Recently, a couple hundred publicly listed companies signed a petition asking the American SEC to limit the activities of shareholder services firms — also called “proxy advisors” — like Institutional Shareholder Services and Glass Lewis.

They cited the these firms’ influences, ulterior motives, and potential conflicts of interest could disqualify them from claiming to represent the interests of individual shareholders.

Of course, this would mean that their influences and conflicts of interest would have to face far less scrutiny, which I suspect is their ulterior motive.

Here’s the deal: individual shareholders face limits to what they can learn and act upon when it comes to company oversight. They’re owners, after all, but the machinations of company operations are hidden behind accounting rules and terminology that can seem written by a Nazi Enigma code engine.

Also, as individuals, their voting authority is thereby circumscribed, so none but the largest shareholders can hope to effect change in company oversight. He who has the most shares has the loudest voice, so pension funds and other institutional interests — or outright zillionaire owners — get heard first and most.

They may or may not have the same concerns, or morals, as said individual owners.

Enter shareholder services firms.

Proxy advisors have the time, expertise, and resources to research governance issues and tee-up recommended changes, and then allow individuals to join them…bu adding their minuscule ownership shares with those of other like-minded investors, they can build a voting block large enough to garner company attention, if not fealty.

The argument against these efforts is meritless.

Shareholder services firms publish their agendas and due diligence on issues. More importantly, they couldn’t compel investor participation if they tried.

So, if Company X insists on employing only aged white men on its board of directors, a services firm might suggest it’s not conducive to successful or inclusive long-term decision making. Those pension funds might care only about next quarter’s profits, and company management might think that directors who look just like them are simply peachy.

And the problem is with proxy advisors? It’s worse than that, actually.

There’s a general trend underway that is moving companies to have less transparency with the outside world, starting with tech businesses funded by private equity so they have no obviation to reveal to the world much of, well, anything about their operations or ability to make money. They can rely instead on glowing stories in tech media that portray them as “disruptive category killers,” so when they choose to go public there’s a long line of hapless individual investors ready to throw their money against those unsubstantiated dreams.

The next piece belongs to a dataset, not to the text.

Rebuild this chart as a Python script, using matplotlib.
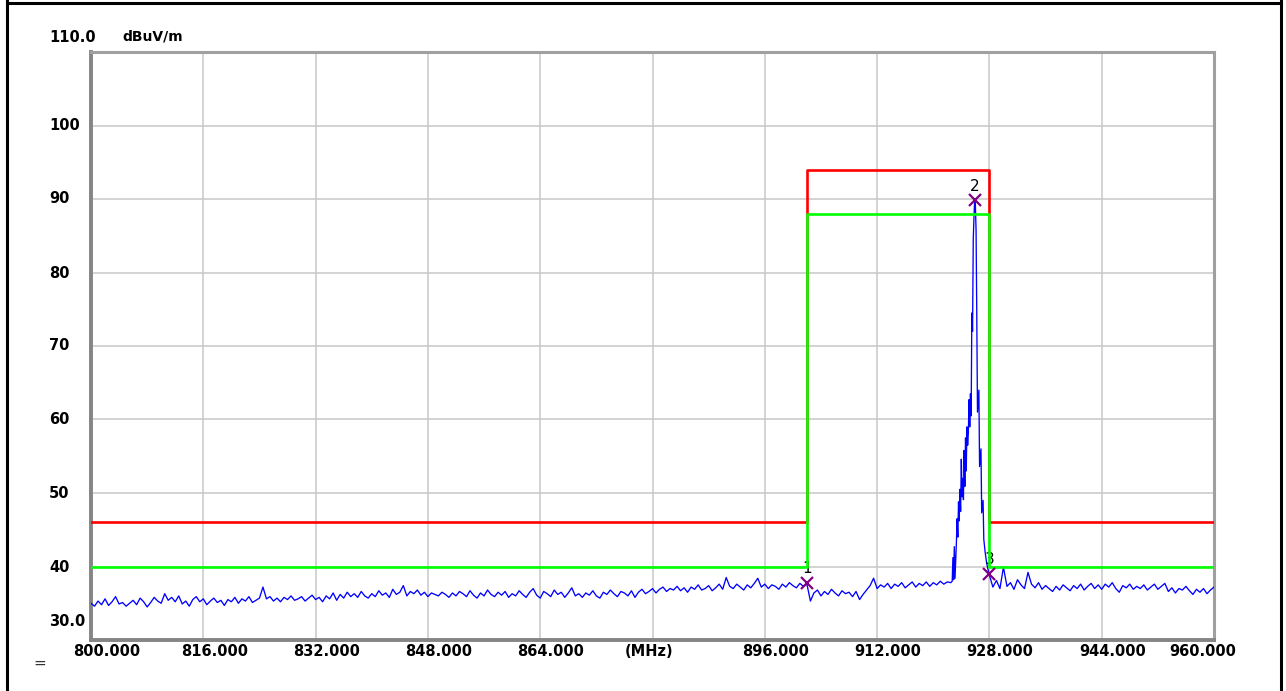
import matplotlib
matplotlib.use("Agg")
import matplotlib.pyplot as plt
from matplotlib.lines import Line2D
import numpy as np

# trace levels (dBuV/m), 0.5 MHz steps from 800.0 to 922.0
level_low = [
    35.0, 34.6, 35.3, 34.8, 35.6, 34.7, 35.2, 35.9, 34.9, 35.1, 34.6, 35.0, 35.4, 34.8, 35.7, 35.2, 34.5, 35.1, 35.8, 35.3,
    35.0, 36.3, 35.4, 35.8, 35.2, 36.0, 34.9, 35.3, 34.6, 35.5, 35.9, 35.2, 35.6, 34.8, 35.3, 35.7, 35.1, 35.4, 34.7, 35.5,
    35.2, 35.8, 35.0, 35.6, 35.3, 35.9, 35.1, 35.4, 35.7, 37.2, 35.6, 35.9, 35.3, 35.7, 35.2, 35.8, 35.5, 36.0, 35.4, 35.6,
    35.9, 35.3, 35.7, 36.1, 35.5, 35.8, 35.2, 36.0, 35.6, 36.4, 35.4, 36.2, 35.7, 36.5, 35.9, 36.3, 35.8, 36.6, 36.0, 35.7,
    36.3, 35.9, 36.7, 36.1, 36.4, 35.8, 36.9, 36.2, 36.5, 37.4, 36.0, 36.6, 36.3, 36.8, 36.1, 36.5, 35.9, 36.4, 36.2, 36.0,
    36.5, 36.2, 35.8, 36.4, 36.0, 36.6, 36.3, 35.9, 36.7, 36.1, 35.7, 36.4, 36.0, 36.8, 36.2, 35.9, 36.5, 36.1, 36.6, 35.8,
    36.3, 36.0, 36.7, 36.2, 35.8, 36.5, 37.0, 36.1, 35.7, 36.6, 36.3, 35.9, 36.8, 36.2, 36.5, 35.8, 36.4, 37.1, 36.0, 36.3,
    35.8, 36.4, 36.1, 36.7, 36.0, 35.7, 36.5, 36.2, 36.8, 36.3, 35.9, 36.6, 36.4, 36.0, 36.7, 35.8, 36.5, 36.9, 36.3, 36.6,
    37.0, 36.4, 36.9, 37.2, 36.6, 37.0, 36.8, 37.3, 36.7, 37.1, 36.5, 37.2, 36.9, 37.5, 36.8, 37.0, 37.4, 36.7, 37.1, 37.6,
    36.9, 38.5, 37.3, 37.0, 37.6, 37.2, 36.8, 37.5, 37.1, 37.7, 38.4, 37.2, 37.6, 37.0, 37.5, 37.3, 36.9, 37.6, 37.2, 37.8,
    37.4, 37.1, 37.7, 37.3, 37.6, 35.3, 36.4, 36.8, 36.0, 36.6, 36.2, 36.9, 36.4, 36.0, 36.7, 36.3, 36.5, 35.9, 36.6, 35.5,
    36.2, 36.8, 37.4, 38.4, 37.0, 37.5, 37.2, 37.7, 37.0, 37.6, 37.3, 37.8, 37.1, 37.5, 37.9, 37.2, 37.7, 37.4, 37.9, 37.3,
    37.8, 37.5, 38.0, 37.6, 37.9,
]
low_start = 800.0

# emission around the carrier
peak_freq = [922.5, 922.7, 922.8, 922.9, 923.0, 923.1, 923.3, 923.4, 923.5, 923.6, 923.7, 923.8, 923.9,
             924.0, 924.1, 924.2, 924.3, 924.4, 924.5, 924.6, 924.7, 924.8, 924.9, 925.0, 925.1, 925.2,
             925.3, 925.4, 925.5, 925.6, 925.7, 925.8, 925.9, 926.0, 926.1, 926.2, 926.3, 926.5, 926.6,
             926.8, 926.9, 927.1, 927.2, 927.4, 927.6, 927.8, 928.0]
peak_level = [37.8, 38.0, 41.2, 38.2, 42.7, 38.4, 43.3, 46.5, 44.0, 48.8, 46.2, 50.5, 47.5,
              54.6, 49.5, 52.0, 49.1, 55.8, 50.9, 57.5, 53.0, 59.0, 56.5, 58.2, 62.7, 59.0,
              63.5, 60.5, 74.5, 72.0, 84.5, 87.5, 89.8, 89.2, 85.8, 74.5, 61.0, 64.0, 53.6,
              56.0, 47.3, 49.0, 43.7, 41.9, 40.5, 39.6, 38.8]

# 0.5 MHz steps from 928.5 to 960.0
level_high = [
    37.2, 38.1, 37.0,
    39.9, 37.3, 37.8, 36.9, 38.2, 37.5, 37.0, 39.2, 37.6, 37.1, 37.8, 36.9, 37.4, 37.0, 36.6, 37.3, 36.8, 37.5, 37.1, 36.7,
    37.4, 37.0, 37.6, 36.8, 37.3, 37.7, 37.0, 37.5, 36.9, 37.6, 37.2, 37.8, 37.0, 36.5, 37.4, 37.1, 37.6, 36.9, 37.3, 37.0,
    37.5, 36.8, 37.2, 37.6, 36.9, 37.3, 37.7, 36.6, 37.1, 36.4, 37.0, 36.8, 37.3, 36.7, 36.2, 36.9, 36.5, 37.0, 36.3, 36.8,
    37.2,
]
high_start = 928.5

# limit lines
limit_freq = [800, 902, 902, 928, 928, 960]
qp_limit = [46, 46, 94, 94, 46, 46]
av_limit = [40, 40, 88, 88, 40, 40]

# markers
mk_id = ["1", "2", "3"]
mk_freq = [902.0, 925.9, 928.0]
mk_level = [37.8, 89.8, 39.0]

x_ticks = [800, 816, 832, 848, 864, 880, 896, 912, 928, 944, 960]
x_labels = ["800.000", "816.000", "832.000", "848.000", "864.000", "(MHz)",
            "896.000", "912.000", "928.000", "944.000", "960.000"]
y_ticks = [30, 40, 50, 60, 70, 80, 90, 100, 110]
y_labels = ["30.0", "40", "50", "60", "70", "80", "90", "100", "110.0"]

f_low = low_start + 0.5 * np.arange(len(level_low))
f_high = high_start + 0.5 * np.arange(len(level_high))
freq = np.concatenate([f_low, peak_freq, f_high])
level = np.concatenate([level_low, peak_level, level_high])

W, H = 1286, 691
fig = plt.figure(figsize=(W / 100, H / 100), dpi=100)
ax = fig.add_axes([91 / W, 1 - 640 / H, (1214 - 91) / W, (640 - 52) / H])
ax.set_xlim(800, 960)
ax.set_ylim(30, 110)

ax.set_xticks(x_ticks)
ax.set_yticks(y_ticks)
ax.grid(True, color="#c8c8c8", linewidth=1.1)
ax.tick_params(length=0, labelbottom=False, labelleft=False)
for s in ["top", "right"]:
    ax.spines[s].set_color("#a0a0a0")
    ax.spines[s].set_linewidth(2.2)
for s in ["left", "bottom"]:
    ax.spines[s].set_color("#858585")
    ax.spines[s].set_linewidth(2.8)

ax.plot(limit_freq, qp_limit, color="#ff0000", linewidth=1.9, zorder=3)
ax.plot(freq, level, color="#0000ff", linewidth=0.95, zorder=4)
for i in range(len(mk_id)):
    ax.text(mk_freq[i], mk_level[i] + 0.9, mk_id[i], ha="center", va="bottom",
            fontsize=11, color="black", zorder=4)
ax.plot(limit_freq, av_limit, color="#00ff00", linewidth=1.9, zorder=5)
ax.plot(mk_freq, mk_level, linestyle="none", marker="x", markersize=8,
        markeredgewidth=1.6, color="#800080", zorder=6)

# tick labels drawn as text so their offsets match the analyzer screen
px = 160 / (1214 - 91)
x_shift = [16, 11, 11, 11, 10, -3, 11, 11, 10, 11, -11]
for t, lab, dx in zip(x_ticks, x_labels, x_shift):
    ax.text(t + dx * px, 30 - 11 * 80 / 588, lab, ha="center", va="center",
            fontsize=10.5, fontweight="bold", clip_on=False)

y_pos = [622, 567, 494, 420, 346, 273, 199, 125, 38]
for lab, yp in zip(y_labels, y_pos):
    fig.text(49 / W, 1 - yp / H, lab, ha="left", va="center",
             fontsize=10.5, fontweight="bold")
fig.text(122 / W, 1 - 37 / H, "dBuV/m", ha="left", va="center",
         fontsize=10, fontweight="bold")
fig.text(40 / W, 1 - 663 / H, "=", ha="center", va="center", fontsize=11, color="#333333")

# outer frame of the screenshot
for xs, ys in [([7, 7], [0, H]), ([7, 1281], [3, 3]), ([1281, 1281], [0, H])]:
    fig.add_artist(Line2D([x / W for x in xs], [1 - y / H for y in ys],
                          color="black", linewidth=2.2, transform=fig.transFigure))

fig.savefig("out.png", dpi=100)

Then there are publicly listed tech firms that decide quite arbitrarily to report some numbers and ignore others, like Apple did when it recently decided to stop revealing how many iPhones it sells. Worse, some companies invent metrics, like Facebook’s new use of “family metrics” and Twitter reporting “monetisable daily active users” instead of simply stating how many active users it has.

Even old school retailers are jumping on the obfuscation train, deciding to stop disclosing month-over-month comparable store sales because they can’t reveal the actual run-rate or health of the business since the world has changed because of digital blah blah so…well, there yah go, less transparency.

The truth is that there’s no public outcry for less visibility into the operation of companies, especially those in the tech space. Rather, we all want to know more, and the idea that all of these businesses are running away from disclosure is troubling.

I suspect the only advocates for less transparency are those business operators with something to hide.